== Provided entries ==

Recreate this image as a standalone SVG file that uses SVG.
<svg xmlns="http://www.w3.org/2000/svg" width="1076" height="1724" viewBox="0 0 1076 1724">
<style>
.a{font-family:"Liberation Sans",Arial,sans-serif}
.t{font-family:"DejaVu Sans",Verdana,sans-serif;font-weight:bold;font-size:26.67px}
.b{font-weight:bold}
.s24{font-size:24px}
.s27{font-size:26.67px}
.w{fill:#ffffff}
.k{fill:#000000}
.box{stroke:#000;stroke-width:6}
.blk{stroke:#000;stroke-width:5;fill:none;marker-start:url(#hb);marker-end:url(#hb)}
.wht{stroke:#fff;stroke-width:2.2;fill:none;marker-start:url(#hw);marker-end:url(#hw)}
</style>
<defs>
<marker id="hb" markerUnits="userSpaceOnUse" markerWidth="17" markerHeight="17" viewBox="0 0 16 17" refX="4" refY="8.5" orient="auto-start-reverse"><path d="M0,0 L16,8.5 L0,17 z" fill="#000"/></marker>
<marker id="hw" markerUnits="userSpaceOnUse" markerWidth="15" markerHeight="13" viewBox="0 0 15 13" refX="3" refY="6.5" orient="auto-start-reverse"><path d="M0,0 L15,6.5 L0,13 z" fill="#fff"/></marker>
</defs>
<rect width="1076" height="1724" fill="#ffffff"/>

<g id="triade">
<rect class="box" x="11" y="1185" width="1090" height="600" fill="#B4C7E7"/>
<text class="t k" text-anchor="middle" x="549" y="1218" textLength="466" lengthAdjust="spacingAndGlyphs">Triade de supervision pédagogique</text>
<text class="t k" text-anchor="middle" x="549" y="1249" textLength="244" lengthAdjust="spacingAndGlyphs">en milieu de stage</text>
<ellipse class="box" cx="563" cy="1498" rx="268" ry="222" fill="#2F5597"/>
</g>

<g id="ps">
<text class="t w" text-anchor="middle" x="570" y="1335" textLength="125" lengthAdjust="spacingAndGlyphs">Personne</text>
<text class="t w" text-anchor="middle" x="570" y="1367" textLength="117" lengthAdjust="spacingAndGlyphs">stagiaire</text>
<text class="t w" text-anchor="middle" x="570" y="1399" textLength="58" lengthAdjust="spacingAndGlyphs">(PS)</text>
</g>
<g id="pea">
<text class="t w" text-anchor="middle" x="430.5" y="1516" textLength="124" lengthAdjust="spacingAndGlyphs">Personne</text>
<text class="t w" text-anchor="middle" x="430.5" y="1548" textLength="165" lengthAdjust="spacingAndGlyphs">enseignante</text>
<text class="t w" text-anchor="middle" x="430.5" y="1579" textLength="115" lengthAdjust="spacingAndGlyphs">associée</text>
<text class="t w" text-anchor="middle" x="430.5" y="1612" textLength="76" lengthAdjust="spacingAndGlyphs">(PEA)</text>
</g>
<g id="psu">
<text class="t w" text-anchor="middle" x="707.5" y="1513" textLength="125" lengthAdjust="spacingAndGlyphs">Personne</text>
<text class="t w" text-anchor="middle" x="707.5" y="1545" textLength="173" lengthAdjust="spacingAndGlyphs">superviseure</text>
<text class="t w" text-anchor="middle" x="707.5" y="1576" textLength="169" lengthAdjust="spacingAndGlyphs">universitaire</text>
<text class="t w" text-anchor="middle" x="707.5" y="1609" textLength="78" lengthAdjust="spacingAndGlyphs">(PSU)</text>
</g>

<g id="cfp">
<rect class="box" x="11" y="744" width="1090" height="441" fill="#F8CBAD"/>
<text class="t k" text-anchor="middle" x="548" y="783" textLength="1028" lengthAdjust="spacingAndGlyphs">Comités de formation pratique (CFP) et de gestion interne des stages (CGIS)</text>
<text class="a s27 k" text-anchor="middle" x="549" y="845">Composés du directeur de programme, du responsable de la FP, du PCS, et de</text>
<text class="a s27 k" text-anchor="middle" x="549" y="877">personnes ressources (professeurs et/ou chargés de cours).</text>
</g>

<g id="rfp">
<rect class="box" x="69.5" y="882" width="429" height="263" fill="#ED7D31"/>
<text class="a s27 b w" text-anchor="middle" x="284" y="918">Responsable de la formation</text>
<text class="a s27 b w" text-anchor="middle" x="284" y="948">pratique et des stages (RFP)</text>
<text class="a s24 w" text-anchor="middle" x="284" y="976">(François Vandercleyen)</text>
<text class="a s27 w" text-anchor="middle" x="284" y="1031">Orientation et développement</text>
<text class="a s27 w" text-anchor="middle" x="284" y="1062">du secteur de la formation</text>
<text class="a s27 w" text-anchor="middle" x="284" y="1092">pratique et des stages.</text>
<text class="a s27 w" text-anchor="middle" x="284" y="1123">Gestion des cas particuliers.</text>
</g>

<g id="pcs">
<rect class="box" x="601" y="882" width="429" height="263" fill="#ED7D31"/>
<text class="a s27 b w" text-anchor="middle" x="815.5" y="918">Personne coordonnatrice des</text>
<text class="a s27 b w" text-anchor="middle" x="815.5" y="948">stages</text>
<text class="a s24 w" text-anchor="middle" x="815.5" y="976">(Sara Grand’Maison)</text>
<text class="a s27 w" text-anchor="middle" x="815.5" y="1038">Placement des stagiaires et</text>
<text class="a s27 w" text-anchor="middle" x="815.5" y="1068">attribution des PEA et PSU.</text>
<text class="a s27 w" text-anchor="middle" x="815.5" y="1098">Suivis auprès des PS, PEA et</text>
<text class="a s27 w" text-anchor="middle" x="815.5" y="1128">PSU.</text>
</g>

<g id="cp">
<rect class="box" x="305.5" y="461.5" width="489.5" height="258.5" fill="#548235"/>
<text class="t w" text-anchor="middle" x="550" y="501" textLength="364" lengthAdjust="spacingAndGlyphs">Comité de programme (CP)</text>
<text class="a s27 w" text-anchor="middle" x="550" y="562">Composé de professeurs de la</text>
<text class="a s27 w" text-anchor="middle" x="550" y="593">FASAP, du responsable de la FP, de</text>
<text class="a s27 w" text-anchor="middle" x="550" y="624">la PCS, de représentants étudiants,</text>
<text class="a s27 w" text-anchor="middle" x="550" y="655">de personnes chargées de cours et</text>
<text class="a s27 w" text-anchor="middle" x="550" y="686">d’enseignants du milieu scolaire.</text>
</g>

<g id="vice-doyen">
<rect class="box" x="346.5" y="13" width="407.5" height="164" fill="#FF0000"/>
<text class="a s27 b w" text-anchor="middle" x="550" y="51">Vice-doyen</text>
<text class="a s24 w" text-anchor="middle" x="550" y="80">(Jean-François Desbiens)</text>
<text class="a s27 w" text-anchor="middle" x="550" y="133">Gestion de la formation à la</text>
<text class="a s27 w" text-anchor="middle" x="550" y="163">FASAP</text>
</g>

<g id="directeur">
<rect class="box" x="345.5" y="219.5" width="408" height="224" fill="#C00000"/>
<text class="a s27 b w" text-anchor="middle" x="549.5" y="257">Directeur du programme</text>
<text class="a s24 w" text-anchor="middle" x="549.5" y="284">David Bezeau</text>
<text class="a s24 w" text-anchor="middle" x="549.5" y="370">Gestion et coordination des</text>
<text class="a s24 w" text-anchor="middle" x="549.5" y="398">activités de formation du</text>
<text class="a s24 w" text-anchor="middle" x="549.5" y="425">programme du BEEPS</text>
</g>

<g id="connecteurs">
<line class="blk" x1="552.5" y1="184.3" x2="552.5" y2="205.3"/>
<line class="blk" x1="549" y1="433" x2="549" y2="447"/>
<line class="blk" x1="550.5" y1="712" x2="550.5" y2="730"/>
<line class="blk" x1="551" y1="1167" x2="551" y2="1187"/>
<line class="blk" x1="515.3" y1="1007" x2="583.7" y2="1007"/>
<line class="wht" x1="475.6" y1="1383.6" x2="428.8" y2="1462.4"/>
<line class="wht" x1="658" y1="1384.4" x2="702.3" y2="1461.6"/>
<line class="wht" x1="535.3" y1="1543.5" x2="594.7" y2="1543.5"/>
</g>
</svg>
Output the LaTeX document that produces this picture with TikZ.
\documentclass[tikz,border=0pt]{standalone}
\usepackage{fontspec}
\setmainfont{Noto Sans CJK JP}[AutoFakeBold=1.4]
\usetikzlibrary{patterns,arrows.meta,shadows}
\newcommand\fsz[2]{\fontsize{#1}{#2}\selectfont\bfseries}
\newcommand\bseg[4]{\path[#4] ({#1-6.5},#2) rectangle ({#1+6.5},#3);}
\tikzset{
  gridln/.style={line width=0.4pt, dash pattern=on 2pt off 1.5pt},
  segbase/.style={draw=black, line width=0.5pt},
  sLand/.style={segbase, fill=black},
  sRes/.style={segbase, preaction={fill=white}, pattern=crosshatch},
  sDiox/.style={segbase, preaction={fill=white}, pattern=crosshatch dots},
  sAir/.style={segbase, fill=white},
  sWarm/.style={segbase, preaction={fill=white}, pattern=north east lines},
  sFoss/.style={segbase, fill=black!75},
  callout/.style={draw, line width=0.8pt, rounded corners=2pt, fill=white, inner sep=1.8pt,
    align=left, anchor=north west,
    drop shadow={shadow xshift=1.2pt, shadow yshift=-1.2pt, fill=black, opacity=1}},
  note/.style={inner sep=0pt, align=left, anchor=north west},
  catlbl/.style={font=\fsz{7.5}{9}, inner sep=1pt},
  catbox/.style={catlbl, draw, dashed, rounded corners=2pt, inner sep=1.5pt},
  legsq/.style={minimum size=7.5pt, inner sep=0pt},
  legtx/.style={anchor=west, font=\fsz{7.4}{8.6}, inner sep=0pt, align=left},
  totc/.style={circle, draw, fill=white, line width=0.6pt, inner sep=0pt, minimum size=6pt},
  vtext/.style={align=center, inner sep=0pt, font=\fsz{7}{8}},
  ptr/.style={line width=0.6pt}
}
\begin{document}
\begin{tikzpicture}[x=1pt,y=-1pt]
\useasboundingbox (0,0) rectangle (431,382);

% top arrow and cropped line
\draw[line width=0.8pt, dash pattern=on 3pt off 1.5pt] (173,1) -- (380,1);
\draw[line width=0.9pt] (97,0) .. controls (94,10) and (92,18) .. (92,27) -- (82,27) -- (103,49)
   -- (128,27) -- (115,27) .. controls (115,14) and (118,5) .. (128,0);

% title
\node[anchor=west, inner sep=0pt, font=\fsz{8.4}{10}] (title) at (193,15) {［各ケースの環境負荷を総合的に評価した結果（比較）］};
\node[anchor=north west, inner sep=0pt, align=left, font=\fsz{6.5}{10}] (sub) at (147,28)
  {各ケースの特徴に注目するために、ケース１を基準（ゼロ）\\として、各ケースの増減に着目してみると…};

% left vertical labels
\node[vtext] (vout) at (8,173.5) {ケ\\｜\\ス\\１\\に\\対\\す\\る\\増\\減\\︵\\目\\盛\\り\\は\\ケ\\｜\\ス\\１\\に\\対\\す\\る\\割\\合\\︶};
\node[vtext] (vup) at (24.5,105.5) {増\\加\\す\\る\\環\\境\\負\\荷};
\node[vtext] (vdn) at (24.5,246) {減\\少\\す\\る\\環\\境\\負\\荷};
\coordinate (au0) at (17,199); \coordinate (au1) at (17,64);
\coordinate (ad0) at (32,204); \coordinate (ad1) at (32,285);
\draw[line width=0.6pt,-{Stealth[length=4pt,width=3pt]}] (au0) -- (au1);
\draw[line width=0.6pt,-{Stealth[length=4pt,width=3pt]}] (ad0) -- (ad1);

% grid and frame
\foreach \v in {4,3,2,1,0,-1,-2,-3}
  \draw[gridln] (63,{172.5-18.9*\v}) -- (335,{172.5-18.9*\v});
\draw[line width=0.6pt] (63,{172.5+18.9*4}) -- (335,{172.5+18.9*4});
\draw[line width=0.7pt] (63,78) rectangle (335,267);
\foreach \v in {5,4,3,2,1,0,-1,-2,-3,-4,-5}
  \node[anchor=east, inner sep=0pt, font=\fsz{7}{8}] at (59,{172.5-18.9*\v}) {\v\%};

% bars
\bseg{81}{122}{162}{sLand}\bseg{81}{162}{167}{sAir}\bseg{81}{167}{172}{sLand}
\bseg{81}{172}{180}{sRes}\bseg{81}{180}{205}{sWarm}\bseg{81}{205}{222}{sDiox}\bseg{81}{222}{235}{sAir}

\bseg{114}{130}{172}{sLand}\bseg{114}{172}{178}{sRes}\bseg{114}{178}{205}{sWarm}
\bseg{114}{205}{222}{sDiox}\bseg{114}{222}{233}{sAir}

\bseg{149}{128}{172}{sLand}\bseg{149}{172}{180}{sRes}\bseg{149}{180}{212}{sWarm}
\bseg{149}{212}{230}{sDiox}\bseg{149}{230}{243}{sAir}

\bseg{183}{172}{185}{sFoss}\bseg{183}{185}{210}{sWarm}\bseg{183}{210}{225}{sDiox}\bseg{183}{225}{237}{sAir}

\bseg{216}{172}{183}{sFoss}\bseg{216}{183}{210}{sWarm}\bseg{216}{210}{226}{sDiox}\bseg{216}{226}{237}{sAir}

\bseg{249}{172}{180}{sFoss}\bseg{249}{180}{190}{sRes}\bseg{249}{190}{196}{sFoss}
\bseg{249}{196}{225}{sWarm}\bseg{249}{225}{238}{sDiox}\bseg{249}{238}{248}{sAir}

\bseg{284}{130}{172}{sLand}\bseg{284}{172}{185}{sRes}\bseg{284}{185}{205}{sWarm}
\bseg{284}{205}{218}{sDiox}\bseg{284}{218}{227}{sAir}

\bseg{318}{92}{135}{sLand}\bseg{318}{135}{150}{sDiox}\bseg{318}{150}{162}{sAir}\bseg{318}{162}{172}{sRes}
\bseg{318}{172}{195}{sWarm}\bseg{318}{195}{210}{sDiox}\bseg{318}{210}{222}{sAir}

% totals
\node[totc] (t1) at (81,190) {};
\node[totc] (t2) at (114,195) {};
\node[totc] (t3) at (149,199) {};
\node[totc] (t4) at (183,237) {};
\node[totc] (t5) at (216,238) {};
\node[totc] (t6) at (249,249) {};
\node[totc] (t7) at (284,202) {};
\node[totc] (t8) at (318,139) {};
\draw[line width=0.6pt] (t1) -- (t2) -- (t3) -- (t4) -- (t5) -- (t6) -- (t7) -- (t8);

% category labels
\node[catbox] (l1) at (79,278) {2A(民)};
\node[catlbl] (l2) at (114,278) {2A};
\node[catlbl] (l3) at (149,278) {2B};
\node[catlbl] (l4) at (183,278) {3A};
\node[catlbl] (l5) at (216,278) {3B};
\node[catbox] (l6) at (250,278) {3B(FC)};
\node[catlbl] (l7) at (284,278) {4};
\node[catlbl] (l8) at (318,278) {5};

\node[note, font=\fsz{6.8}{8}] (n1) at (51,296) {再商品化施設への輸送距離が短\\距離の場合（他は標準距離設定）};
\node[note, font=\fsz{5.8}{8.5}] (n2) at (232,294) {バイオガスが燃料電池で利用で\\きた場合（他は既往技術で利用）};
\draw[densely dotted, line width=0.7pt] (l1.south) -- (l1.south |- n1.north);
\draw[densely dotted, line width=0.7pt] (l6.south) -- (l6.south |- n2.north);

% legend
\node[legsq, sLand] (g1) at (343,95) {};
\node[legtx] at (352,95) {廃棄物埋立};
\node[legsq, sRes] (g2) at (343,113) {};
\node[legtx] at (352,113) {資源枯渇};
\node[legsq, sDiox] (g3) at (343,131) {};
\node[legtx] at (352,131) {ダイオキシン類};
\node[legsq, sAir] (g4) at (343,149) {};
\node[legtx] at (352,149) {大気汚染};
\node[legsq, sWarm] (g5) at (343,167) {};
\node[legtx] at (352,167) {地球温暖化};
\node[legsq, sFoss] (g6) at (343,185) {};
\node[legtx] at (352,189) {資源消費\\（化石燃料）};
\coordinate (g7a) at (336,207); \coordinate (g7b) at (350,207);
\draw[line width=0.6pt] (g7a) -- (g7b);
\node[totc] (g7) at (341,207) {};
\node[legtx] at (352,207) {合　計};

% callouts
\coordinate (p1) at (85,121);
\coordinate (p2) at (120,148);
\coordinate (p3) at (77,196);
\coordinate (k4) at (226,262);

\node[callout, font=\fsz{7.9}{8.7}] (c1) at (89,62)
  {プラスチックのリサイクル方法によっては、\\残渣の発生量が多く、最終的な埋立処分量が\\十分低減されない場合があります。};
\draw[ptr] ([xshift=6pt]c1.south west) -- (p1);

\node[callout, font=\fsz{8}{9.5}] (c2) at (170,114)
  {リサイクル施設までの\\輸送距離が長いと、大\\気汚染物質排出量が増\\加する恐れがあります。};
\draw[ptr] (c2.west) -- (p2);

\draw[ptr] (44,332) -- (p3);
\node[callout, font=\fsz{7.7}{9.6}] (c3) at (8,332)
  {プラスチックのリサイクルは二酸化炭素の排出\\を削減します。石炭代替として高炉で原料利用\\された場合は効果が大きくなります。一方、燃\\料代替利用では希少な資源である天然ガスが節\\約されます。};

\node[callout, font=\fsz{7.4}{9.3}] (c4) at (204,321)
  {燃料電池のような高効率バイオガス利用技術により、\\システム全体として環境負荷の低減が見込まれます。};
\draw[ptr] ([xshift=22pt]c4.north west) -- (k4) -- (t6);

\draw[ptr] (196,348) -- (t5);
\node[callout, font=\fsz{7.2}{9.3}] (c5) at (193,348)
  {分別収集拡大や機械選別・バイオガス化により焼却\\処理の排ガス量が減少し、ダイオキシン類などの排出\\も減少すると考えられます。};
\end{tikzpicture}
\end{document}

===

# [Task instructions]
Retype, in the same exact form, the lines of the material above from the line holding "Output the LaTeX" through the line holding "-- (128,27) -- (115,27)".

# [Correct result]
Output the LaTeX document that produces this picture with TikZ.
\documentclass[tikz,border=0pt]{standalone}
\usepackage{fontspec}
\setmainfont{Noto Sans CJK JP}[AutoFakeBold=1.4]
\usetikzlibrary{patterns,arrows.meta,shadows}
\newcommand\fsz[2]{\fontsize{#1}{#2}\selectfont\bfseries}
\newcommand\bseg[4]{\path[#4] ({#1-6.5},#2) rectangle ({#1+6.5},#3);}
\tikzset{
  gridln/.style={line width=0.4pt, dash pattern=on 2pt off 1.5pt},
  segbase/.style={draw=black, line width=0.5pt},
  sLand/.style={segbase, fill=black},
  sRes/.style={segbase, preaction={fill=white}, pattern=crosshatch},
  sDiox/.style={segbase, preaction={fill=white}, pattern=crosshatch dots},
  sAir/.style={segbase, fill=white},
  sWarm/.style={segbase, preaction={fill=white}, pattern=north east lines},
  sFoss/.style={segbase, fill=black!75},
  callout/.style={draw, line width=0.8pt, rounded corners=2pt, fill=white, inner sep=1.8pt,
    align=left, anchor=north west,
    drop shadow={shadow xshift=1.2pt, shadow yshift=-1.2pt, fill=black, opacity=1}},
  note/.style={inner sep=0pt, align=left, anchor=north west},
  catlbl/.style={font=\fsz{7.5}{9}, inner sep=1pt},
  catbox/.style={catlbl, draw, dashed, rounded corners=2pt, inner sep=1.5pt},
  legsq/.style={minimum size=7.5pt, inner sep=0pt},
  legtx/.style={anchor=west, font=\fsz{7.4}{8.6}, inner sep=0pt, align=left},
  totc/.style={circle, draw, fill=white, line width=0.6pt, inner sep=0pt, minimum size=6pt},
  vtext/.style={align=center, inner sep=0pt, font=\fsz{7}{8}},
  ptr/.style={line width=0.6pt}
}
\begin{document}
\begin{tikzpicture}[x=1pt,y=-1pt]
\useasboundingbox (0,0) rectangle (431,382);

% top arrow and cropped line
\draw[line width=0.8pt, dash pattern=on 3pt off 1.5pt] (173,1) -- (380,1);
\draw[line width=0.9pt] (97,0) .. controls (94,10) and (92,18) .. (92,27) -- (82,27) -- (103,49)
   -- (128,27) -- (115,27) .. controls (115,14) and (118,5) .. (128,0);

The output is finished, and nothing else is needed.